Let me walk you through a couple of things I encountered along the way. If any of my takeaways, challenges, or next steps seem off, please do not hesitate to correct me or drop me a line to discuss.
Deliverables
This is a simple first iteration of a personal attempt at creating a ML system from the ground. These are th components:
- A Docker file to run the environment and fire up the API
- The code for feature processing and predictions
- A SQLite database that saves requests from the API. Only predictions are stored so far, next would be to keep a cache of “historical” features. Recall this is the Titanic competition turned into and MLOps project so more data is not available.
- Basic tests for the feature processing pipeline
- A failed attempt to draw a Cloud architecture capable of hosting such system
The API works perfect and the database interaction is smooth. As a local Docker container I was able to obtain predictions such that ther would be no duplicate entries. A fancier and more robust way for this database interaction to happen may be nice to have.
Challenges
- I am mostly familiar with batch jobs that run on premise as Docker containers.
- The hardest part was to think about the database interaction. I found it very challenging to try and separate the components of the API along with the database. However, thinking hard about this helped me solidify my understanding of OLAP vs OLTP.
- The model selected for deployment made it hard to think about scale since it is a static problem from which we cannot get more data for improvement of the model, only more complex feature engineering with the embedded risk of overfitting.
- Lack of familiarity with API deployment and proper testing of these. Not entirely sure about the proper tests required as part of an API, but feels like a low-hanging-fruit to implement in a next iteration.

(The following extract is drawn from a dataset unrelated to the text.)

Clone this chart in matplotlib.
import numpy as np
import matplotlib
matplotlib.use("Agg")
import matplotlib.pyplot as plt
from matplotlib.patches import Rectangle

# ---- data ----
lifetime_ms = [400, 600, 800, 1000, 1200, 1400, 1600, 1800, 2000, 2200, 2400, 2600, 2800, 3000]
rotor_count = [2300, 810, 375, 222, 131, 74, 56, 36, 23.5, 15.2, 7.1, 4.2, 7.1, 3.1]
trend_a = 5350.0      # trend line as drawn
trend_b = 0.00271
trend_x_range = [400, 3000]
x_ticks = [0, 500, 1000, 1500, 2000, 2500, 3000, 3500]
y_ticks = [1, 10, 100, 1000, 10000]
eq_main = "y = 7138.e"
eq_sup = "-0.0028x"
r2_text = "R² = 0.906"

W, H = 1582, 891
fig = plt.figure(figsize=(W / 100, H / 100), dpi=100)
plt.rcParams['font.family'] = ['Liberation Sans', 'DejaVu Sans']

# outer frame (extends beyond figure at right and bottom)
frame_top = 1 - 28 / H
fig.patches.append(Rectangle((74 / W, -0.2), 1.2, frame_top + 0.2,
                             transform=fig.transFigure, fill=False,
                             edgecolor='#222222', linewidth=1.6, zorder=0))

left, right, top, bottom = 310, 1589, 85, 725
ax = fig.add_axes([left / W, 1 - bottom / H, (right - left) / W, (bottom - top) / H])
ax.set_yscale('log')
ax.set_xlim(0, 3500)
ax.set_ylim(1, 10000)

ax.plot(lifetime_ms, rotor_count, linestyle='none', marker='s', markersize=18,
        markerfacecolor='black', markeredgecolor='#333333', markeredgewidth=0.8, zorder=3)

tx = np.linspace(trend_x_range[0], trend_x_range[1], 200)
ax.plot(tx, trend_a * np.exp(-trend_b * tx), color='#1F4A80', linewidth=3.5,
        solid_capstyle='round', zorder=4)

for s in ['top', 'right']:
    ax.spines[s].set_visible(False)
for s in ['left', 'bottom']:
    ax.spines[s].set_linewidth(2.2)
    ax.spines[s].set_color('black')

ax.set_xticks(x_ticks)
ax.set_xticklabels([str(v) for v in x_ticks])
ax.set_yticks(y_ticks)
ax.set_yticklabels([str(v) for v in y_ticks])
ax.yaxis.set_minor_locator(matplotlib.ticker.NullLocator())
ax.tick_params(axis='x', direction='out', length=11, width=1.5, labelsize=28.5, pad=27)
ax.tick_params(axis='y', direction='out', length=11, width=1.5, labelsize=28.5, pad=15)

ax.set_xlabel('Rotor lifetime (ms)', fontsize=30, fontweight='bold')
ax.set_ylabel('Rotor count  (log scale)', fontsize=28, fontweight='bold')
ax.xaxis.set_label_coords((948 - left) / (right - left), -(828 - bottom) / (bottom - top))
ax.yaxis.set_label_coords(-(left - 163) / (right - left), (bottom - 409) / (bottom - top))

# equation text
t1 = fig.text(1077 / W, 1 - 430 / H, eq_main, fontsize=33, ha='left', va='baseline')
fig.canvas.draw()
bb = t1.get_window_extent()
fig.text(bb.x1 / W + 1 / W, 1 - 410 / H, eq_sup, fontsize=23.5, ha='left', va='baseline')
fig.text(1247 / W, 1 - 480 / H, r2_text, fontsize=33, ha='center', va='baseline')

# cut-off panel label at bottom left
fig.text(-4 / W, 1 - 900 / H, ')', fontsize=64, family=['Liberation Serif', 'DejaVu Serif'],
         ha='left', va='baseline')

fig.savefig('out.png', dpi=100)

- Understanding the Git Workflow, other than simply creating the branches to add pieces of the application. I could improve my knowledge about collaboration with distributed teams: feature branches that depend on each other, merging strategies, etc.
Takeaways
I have become a firm believer that in order to learn something well, you need to face it and do it. Reading and watching tutorials will only get you so far. It is amazing how much I got out of this small project and how I can start to think about transitioning more into an MLOps role.

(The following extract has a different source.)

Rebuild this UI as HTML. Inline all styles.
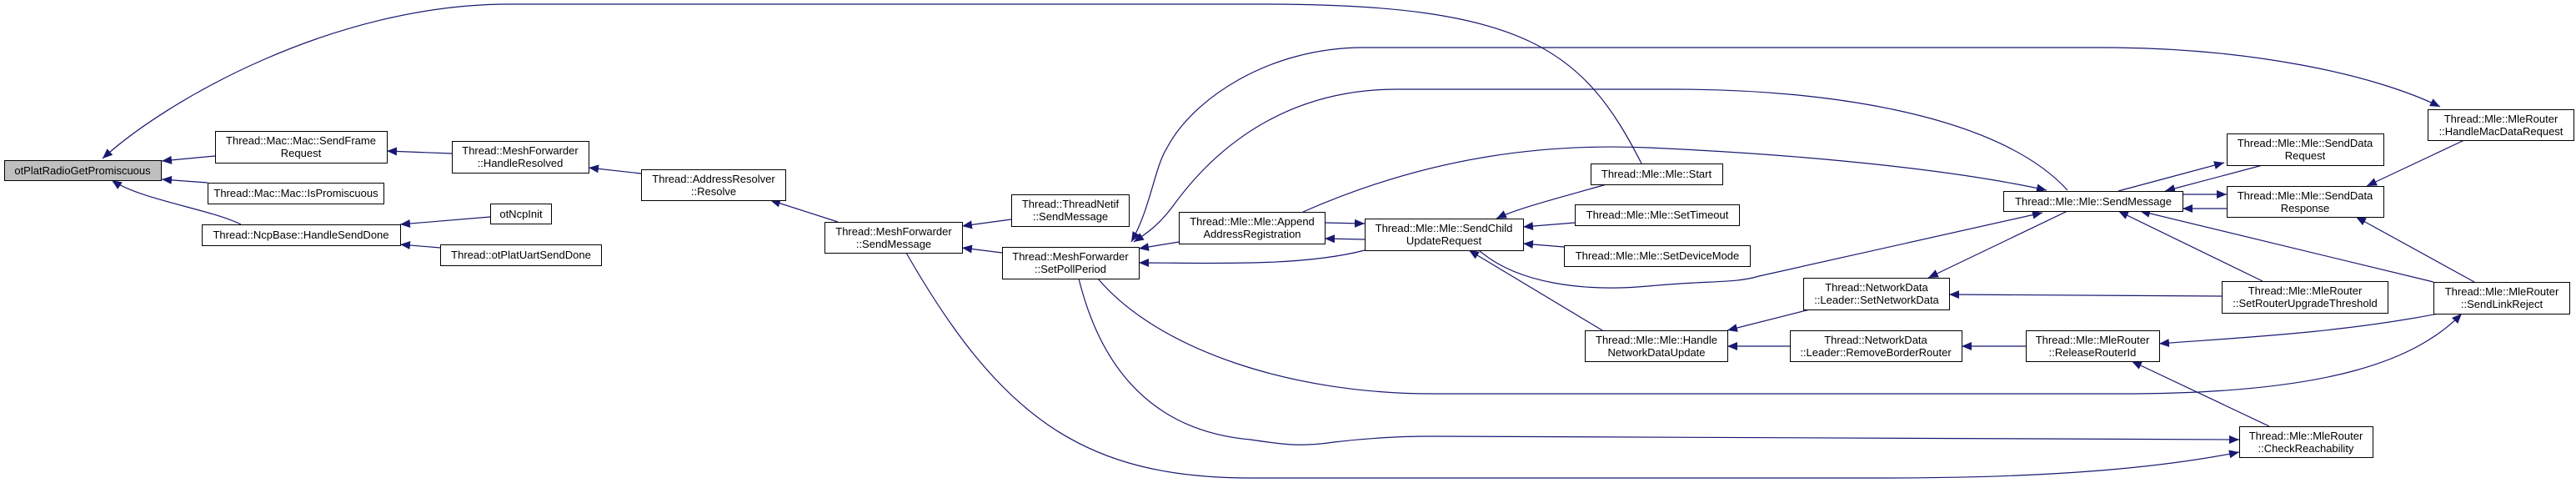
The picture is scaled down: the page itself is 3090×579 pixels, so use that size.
<!DOCTYPE html>
<html><head><meta charset="utf-8"><style>
html,body{margin:0;padding:0;background:#fff}
svg{display:block}
text{font-family:"Liberation Sans",sans-serif;font-size:13px;fill:#000}
</style></head><body>
<svg width="3090" height="579" viewBox="0 0 3090 579" xmlns="http://www.w3.org/2000/svg">
<defs>
<marker id="a" markerUnits="userSpaceOnUse" markerWidth="14" markerHeight="12" refX="12" refY="5" orient="auto">
<polygon points="0,0 12,5 0,10" fill="#191970"/>
</marker>
<marker id="s" markerUnits="userSpaceOnUse" markerWidth="14" markerHeight="12" refX="0" refY="5" orient="auto">
<polygon points="12,0 0,5 12,10" fill="#191970"/>
</marker>
</defs>
<g fill="none" stroke="#191970" stroke-width="1.2" marker-end="url(#a)">
<path d="M1969,196 C1900,60 1830,5 1518,5 L611,5 C400,5 200,120 123,190"/>
<path d="M258,187 L194,193"/>
<path d="M249,219 L194,215"/>
<path d="M289,269 C250,250 170,240 134,216"/>
<path d="M542,184 L464,181"/>
<path d="M769,208 L706,201"/>
<path d="M1005,266 L924,240"/>
<path d="M1213,263 L1154,271"/>
<path d="M1202,303 L1154,297"/>
<path d="M588,260 L480,269"/>
<path d="M528,297 L480,293"/>
<path marker-start="url(#s)" d="M1357,290 C1380,250 1385,200 1400,177 C1430,120 1520,57 1636,57 L2523,57 C2700,57 2850,90 2927,128"/>
<path d="M2480,228 C2400,140 2200,107 2008,107 L1675,107 C1560,107 1470,160 1407,247 C1390,270 1375,280 1360,290"/>
<path d="M1563,254 C1720,185 1860,172 1977,177 C2180,186 2350,205 2455,228"/>
<path d="M1927,221 C1860,240 1820,250 1795,262"/>
<path d="M1889,267 L1827,272"/>
<path d="M1876,296 L1827,292"/>
<path d="M1589,267 L1637,268"/>
<path d="M1637,287 L1589,286"/>
<path d="M1637,300 C1560,320 1450,315 1366,315"/>
<path d="M1414,290 L1366,298"/>
<path d="M1774,300 C1820,340 1900,350 1977,343 C2050,336 2080,340 2110,331 L2450,255"/>
<path d="M2480,253 L2313,333"/>
<path d="M2171,371 L2072,396"/>
<path d="M1922,396 L1762,300"/>
<path d="M2665,355 L2338,353"/>
<path d="M2714,337 L2541,253"/>
<path d="M2919,338 L2567,253"/>
<path d="M2968,338 L2826,260"/>
<path d="M2541,229 L2668,195"/>
<path d="M2714,198 L2597,229"/>
<path d="M2618,233 L2671,233"/>
<path d="M2671,250 L2618,250"/>
<path d="M2956,168 L2839,223"/>
<path d="M2430,415 L2353,415"/>
<path d="M2147,415 L2072,415"/>
<path d="M2925,376 C2800,400 2680,405 2590,412"/>
<path d="M2722,511 L2557,433"/>
<path d="M1317,334 C1390,420 1550,472 1718,472 L2546,472 C2800,472 2900,430 2953,376"/>
<path d="M1294,334 C1330,480 1420,520 1500,527 C1540,533 1560,536 1600,530 C1650,524 1690,523 1718,523 L2686,527"/>
<path d="M1087,303 C1200,500 1300,573 1500,573 L2262,573 C2500,573 2620,555 2686,542"/>
</g>
<g stroke="#000" stroke-width="1" fill="#fff">
<rect x="5.5" y="192.5" width="188" height="24" fill="#bfbfbf"/>
<rect x="258.5" y="157.5" width="206" height="38"/>
<rect x="249.5" y="219.5" width="211" height="25"/>
<rect x="242.5" y="269.5" width="238" height="25"/>
<rect x="542.5" y="169.5" width="164" height="38"/>
<rect x="588.5" y="244.5" width="73" height="24"/>
<rect x="528.5" y="293.5" width="193" height="25"/>
<rect x="769.5" y="203.5" width="173" height="37"/>
<rect x="989.5" y="266.5" width="165" height="37"/>
<rect x="1213.5" y="233.5" width="141" height="38"/>
<rect x="1202.5" y="296.5" width="164" height="38"/>
<rect x="1414.5" y="254.5" width="175" height="38"/>
<rect x="1637.5" y="262.5" width="190" height="38"/>
<rect x="1908.5" y="196.5" width="158" height="25"/>
<rect x="1889.5" y="245.5" width="197" height="25"/>
<rect x="1876.5" y="294.5" width="223" height="25"/>
<rect x="1901.5" y="396.5" width="171" height="37"/>
<rect x="2163.5" y="333.5" width="175" height="38"/>
<rect x="2147.5" y="396.5" width="206" height="37"/>
<rect x="2430.5" y="396.5" width="160" height="37"/>
<rect x="2403.5" y="229.5" width="215" height="24"/>
<rect x="2671.5" y="160.5" width="188" height="38"/>
<rect x="2671.5" y="223.5" width="188" height="37"/>
<rect x="2912.5" y="131.5" width="175" height="37"/>
<rect x="2665.5" y="337.5" width="199" height="38"/>
<rect x="2919.5" y="338.5" width="163" height="38"/>
<rect x="2686.5" y="511.5" width="160" height="37"/>
</g>
<g text-anchor="middle">
<text x="99" y="209">otPlatRadioGetPromiscuous</text>
<text x="361" y="173">Thread::Mac::Mac::SendFrame</text><text x="361" y="188">Request</text>
<text x="355" y="236">Thread::Mac::Mac::IsPromiscuous</text>
<text x="361" y="286">Thread::NcpBase::HandleSendDone</text>
<text x="624" y="185">Thread::MeshForwarder</text><text x="624" y="200">::HandleResolved</text>
<text x="625" y="261">otNcpInit</text>
<text x="625" y="310">Thread::otPlatUartSendDone</text>
<text x="856" y="219">Thread::AddressResolver</text><text x="856" y="234">::Resolve</text>
<text x="1072" y="282">Thread::MeshForwarder</text><text x="1072" y="297">::SendMessage</text>
<text x="1284" y="249">Thread::ThreadNetif</text><text x="1284" y="264">::SendMessage</text>
<text x="1284" y="312">Thread::MeshForwarder</text><text x="1284" y="327">::SetPollPeriod</text>
<text x="1502" y="270">Thread::Mle::Mle::Append</text><text x="1502" y="285">AddressRegistration</text>
<text x="1732" y="278">Thread::Mle::Mle::SendChild</text><text x="1732" y="293">UpdateRequest</text>
<text x="1987" y="213">Thread::Mle::Mle::Start</text>
<text x="1988" y="262">Thread::Mle::Mle::SetTimeout</text>
<text x="1988" y="311">Thread::Mle::Mle::SetDeviceMode</text>
<text x="1987" y="412">Thread::Mle::Mle::Handle</text><text x="1987" y="427">NetworkDataUpdate</text>
<text x="2251" y="349">Thread::NetworkData</text><text x="2251" y="364">::Leader::SetNetworkData</text>
<text x="2250" y="412">Thread::NetworkData</text><text x="2250" y="427">::Leader::RemoveBorderRouter</text>
<text x="2510" y="412">Thread::Mle::MleRouter</text><text x="2510" y="427">::ReleaseRouterId</text>
<text x="2511" y="246">Thread::Mle::Mle::SendMessage</text>
<text x="2765" y="176">Thread::Mle::Mle::SendData</text><text x="2765" y="191">Request</text>
<text x="2765" y="239">Thread::Mle::Mle::SendData</text><text x="2765" y="254">Response</text>
<text x="3000" y="147">Thread::Mle::MleRouter</text><text x="3000" y="162">::HandleMacDataRequest</text>
<text x="2765" y="353">Thread::Mle::MleRouter</text><text x="2765" y="368">::SetRouterUpgradeThreshold</text>
<text x="3001" y="354">Thread::Mle::MleRouter</text><text x="3001" y="369">::SendLinkReject</text>
<text x="2766" y="527">Thread::Mle::MleRouter</text><text x="2766" y="542">::CheckReachability</text>
</g>
</svg>
</body></html>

In my humble and ignorant opinion, this has nothing to do with ML at all. It took me a few days of working in this project to realize I was doing backend engineering but maybe I’m wrong. Yes, the model quality and the data preparation steps are critical to the overall deployment performance of an inference API, but there are so many more components that are not easily taught through classic textbook examples.

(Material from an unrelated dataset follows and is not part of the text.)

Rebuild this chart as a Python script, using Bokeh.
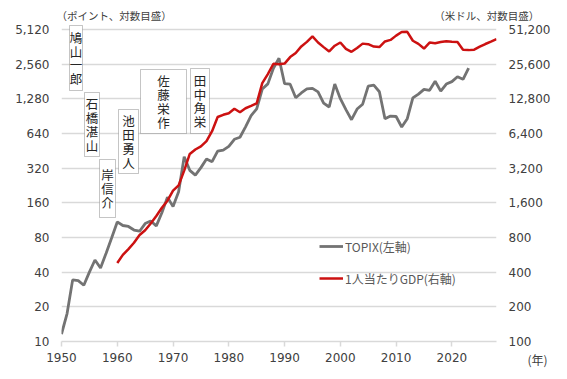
from bokeh.plotting import figure
from bokeh.models import (Range1d, LogAxis, LogScale, FixedTicker, NumeralTickFormatter,
                          Label, BoxAnnotation, Legend, LegendItem, Title)
from bokeh.embed import file_html
from bokeh.resources import INLINE

# ---------------- data ----------------
topix_years = list(range(1950, 2024))
topix = [11.6, 17.5, 34.3, 33.8, 30.8, 40.0, 51.0, 43.5, 58.5, 79.5,
         109.2, 101.7, 99.7, 92.9, 90.7, 105.7, 111.4, 100.9, 131.3, 179.3,
         148.4, 199.5, 401.7, 306.4, 278.3, 323.4, 383.9, 364.1, 449.6, 459.6,
         494.1, 570.3, 593.7, 731.8, 913.4, 1049.4, 1556.4, 1725.8, 2357.0, 2881.4,
         1733.8, 1714.7, 1307.7, 1439.3, 1559.1, 1577.7, 1470.9, 1175.0, 1087.0, 1722.2,
         1283.7, 1032.1, 843.3, 1043.7, 1149.6, 1649.8, 1681.1, 1475.7, 859.2, 907.6,
         898.8, 728.6, 859.8, 1302.3, 1407.5, 1547.3, 1518.6, 1817.6, 1494.1, 1721.4,
         1804.7, 1992.3, 1891.7, 2366.4]

gdp_years = list(range(1960, 2029))
gdp = [480, 565, 635, 720, 840, 925, 1060, 1230, 1450, 1670,
       2040, 2270, 3050, 4250, 4650, 4950, 5500, 6700, 8900, 9300,
       9600, 10500, 9800, 10600, 11100, 11700, 17500, 21000, 25800, 25600,
       25900, 29500, 32000, 36500, 40000, 44700, 39500, 36000, 33000, 37000,
       39500, 34800, 32800, 35400, 38600, 38200, 36400, 36000, 40300, 41600,
       45300, 48700, 48900, 40900, 38400, 35000, 39400, 38900, 39800, 40500,
       40100, 39900, 34100, 33900, 34200, 36300, 38300, 40200, 42300]

left_ticks = [10, 20, 40, 80, 160, 320, 640, 1280, 2560, 5120]
right_ticks = [100, 200, 400, 800, 1600, 3200, 6400, 12800, 25600, 51200]
x_ticks = [1950, 1960, 1970, 1980, 1990, 2000, 2010, 2020]
pm_names = ["鳩山一郎", "石橋湛山", "岸信介", "池田勇人", "佐藤栄作", "田中角栄"]
left_unit = "（ポイント、対数目盛）"
right_unit = "（米ドル、対数目盛）"
year_unit = "(年)"

# ---------------- layout helpers (pixel -> data) ----------------
W, H = 567, 379
FL, FR, FT, FB = 61, 496, 22, 341           # frame edges on page
PX_PER_YEAR = (FR - FL) / 78.0
PX_PER_DOUBLE = (FB - 29) / 9.0             # 10 -> 5120 spans 9 doublings

def yr(px):
    return 1950 + (px - FL) / PX_PER_YEAR

def lv(py):
    return 10 * 2 ** ((FB - py) / PX_PER_DOUBLE)

y_top = lv(FT)

p = figure(width=W, height=H, output_backend="svg", toolbar_location=None,
           x_range=Range1d(1950, 2028), y_range=Range1d(10, y_top),
           y_axis_type="log", title=None,
           min_border_left=FL, min_border_right=W - FR,
           min_border_top=FT, min_border_bottom=H - FB)
p.outline_line_color = None
p.background_fill_color = "white"

p.extra_y_ranges = {"gdp": Range1d(100, y_top * 10)}
p.extra_y_scales = {"gdp": LogScale()}

FONT = "Noto Sans CJK JP"
NUMFONT = "DejaVu Sans"
TXT = "#404040"

# x axis
xa = p.xaxis[0]
xa.ticker = FixedTicker(ticks=x_ticks)
xa.axis_line_color = "#d9d9d9"
xa.axis_line_width = 1.5
xa.major_tick_line_color = "#d9d9d9"
xa.major_tick_line_width = 1.5
xa.major_tick_out = 5
xa.major_tick_in = 0
xa.minor_tick_line_color = None
xa.major_label_standoff = 6
xa.major_label_text_font = NUMFONT
xa.major_label_text_font_size = "12px"
xa.major_label_text_color = TXT

# left axis
ya = p.yaxis[0]
ya.ticker = FixedTicker(ticks=left_ticks)
ya.formatter = NumeralTickFormatter(format="0,0")
ya.axis_line_color = None
ya.major_tick_line_color = None
ya.minor_tick_line_color = None
ya.major_tick_out = 0
ya.major_tick_in = 0
ya.major_label_standoff = 12
ya.major_label_text_font = NUMFONT
ya.major_label_text_font_size = "12px"
ya.major_label_text_color = TXT

# right axis
ra = LogAxis(y_range_name="gdp", ticker=FixedTicker(ticks=right_ticks),
             formatter=NumeralTickFormatter(format="0,0"))
ra.axis_line_color = None
ra.major_tick_line_color = None
ra.minor_tick_line_color = None
ra.major_tick_out = 0
ra.major_tick_in = 0
ra.major_label_standoff = 12
ra.major_label_text_font = NUMFONT
ra.major_label_text_font_size = "12px"
ra.major_label_text_color = TXT
p.add_layout(ra, "right")

p.xgrid.visible = False
p.ygrid.grid_line_color = "#d9d9d9"
p.ygrid.grid_line_width = 1.5
p.ygrid.minor_grid_line_color = None

# ---------------- PM boxes ----------------
boxes = [  # (left px, right px, top px, bottom px)
    (69, 82, 25, 90),
    (84, 99, 92, 156),
    (99, 115, 159, 217),
    (118, 138, 109, 173),
    (140, 186, 69, 133),
    (190, 209, 68, 133),
]
for name, (l, r, t, b) in zip(pm_names, boxes):
    p.add_layout(BoxAnnotation(left=yr(l), right=yr(r), top=lv(t), bottom=lv(b),
                               fill_color="white", fill_alpha=1.0,
                               line_color="#404040", line_width=1, level="underlay"))
    p.add_layout(Label(x=yr((l + r) / 2), y=lv((t + b) / 2), text="\n".join(name),
                       text_align="center", text_baseline="middle",
                       text_font=FONT, text_font_size="12.5px", text_line_height=0.72,
                       text_color="#262626"))

# ---------------- lines ----------------
r1 = p.line(topix_years, topix, line_color="#737373", line_width=2.8)
r2 = p.line(gdp_years, gdp, line_color="#cc1111", line_width=2.5, y_range_name="gdp")

legend = Legend(items=[LegendItem(label="TOPIX(左軸)", renderers=[r1]),
                       LegendItem(label="1人当たりGDP(右軸)", renderers=[r2])],
                location=(319 - FL, FB - 288), orientation="vertical",
                glyph_width=24, glyph_height=20, label_height=20, label_standoff=2,
                spacing=12, padding=0, margin=0,
                border_line_color=None, background_fill_alpha=0,
                label_text_font=FONT, label_text_font_size="12px",
                label_text_color="#595959")
p.add_layout(legend, "center")

# ---------------- unit titles (side panels, so they are not clipped) ----------------
gap = "\u3000" * 25 + "\u2002"
p.add_layout(Title(text=left_unit + gap + right_unit, align="left", offset=56 - FL,
                   standoff=0, text_font=FONT, text_font_size="10.5px",
                   text_font_style="normal", text_color=TXT), "above")

p.add_layout(Title(text=year_unit, align="left", offset=527 - FL, standoff=-28,
                   vertical_align="top",
                   text_font=FONT, text_font_size="12px", text_font_style="normal",
                   text_color=TXT), "below")

open("out.html", "w").write(file_html(p, INLINE))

In addition, many of the evaluation and monitoring of a model are concepts that as far as my experience and knowledge goes, is also a recent topic of research and application. Yes, there are many tools available but as a person trying to grow and learn this only leads to vendor and option anxiety. More and more am I convinced about learning the fundamental concepts first to then go with the tool that suits the needs of the problem.
Next Steps
-
I’d like to see how this plays out in a Cloud Environment. What are the tools for this? What is a common architecture? How would I handle the costs? I have deployed some Docker images for R Shiny applications in the past, but this is a different animal for which the resources available are a bit overwhelming.
-
I am eager to integrate better tests. Not just unit tests for features but a robust data quality testing strategy, integration tests, etc.
-
Implement monitoring of predictions. Again, hard to do in this snapshot data problem but may be a good exercise to try out what sort of metrics I would monitor and how.
-
Setup a CI/CD with Github actions. I have worked on GitLab for our internal projects and would like to understand how is different.
-
Add the Features to the SQLite database. Although not entirely called for in this small, static dataset project I would be very interested in learning how to engineer Feature Stores for when you need new data daily.
-
Find a topic of interest or another data set which could be potentially more dynamic to do retraining or model improvement via feature engineering once the infrastructure is setup. This right now seems miles away, I have so many questions on how to do this. Perhaps I should ask a Data Engineer ;)
Conclussion
This last one could be bigger than just that. I’d love to be able to choose a problem of my interest and collect some data. But I have to confess, seems a but overwhelming. It is hard to choose a topic. There are many things am interested in but none for which collecting data seems doable. Yes, I could scrape or find APIs, but I am talking about my lack for subject matter expertise on these things so it is difficult to determine common or even relevant questions that a predictive model can solve.
Another thing is I don’t want to focus so much on models. There are a few things that have come to mind in terms of potential projects, eg. financial data. Currently I’m working on another personal project (more focused on Data Engineering) and there is a plenty of data with lots of possibilities. However, I know very little of Time Series and ML and Financial Models, etc. Never to late to learn but for the purpose of learning MLOps feels like a stretch.
After working a few weeks on this I am happy to share this journey with you. As I get some free time on my hands I will continue to update and improve on this repo with all things I’d like to integrate. In the meantime, I am happy with the result (well, the API works). This is fun and as mentioned above, it is the best way for me to learn about something, trial and error.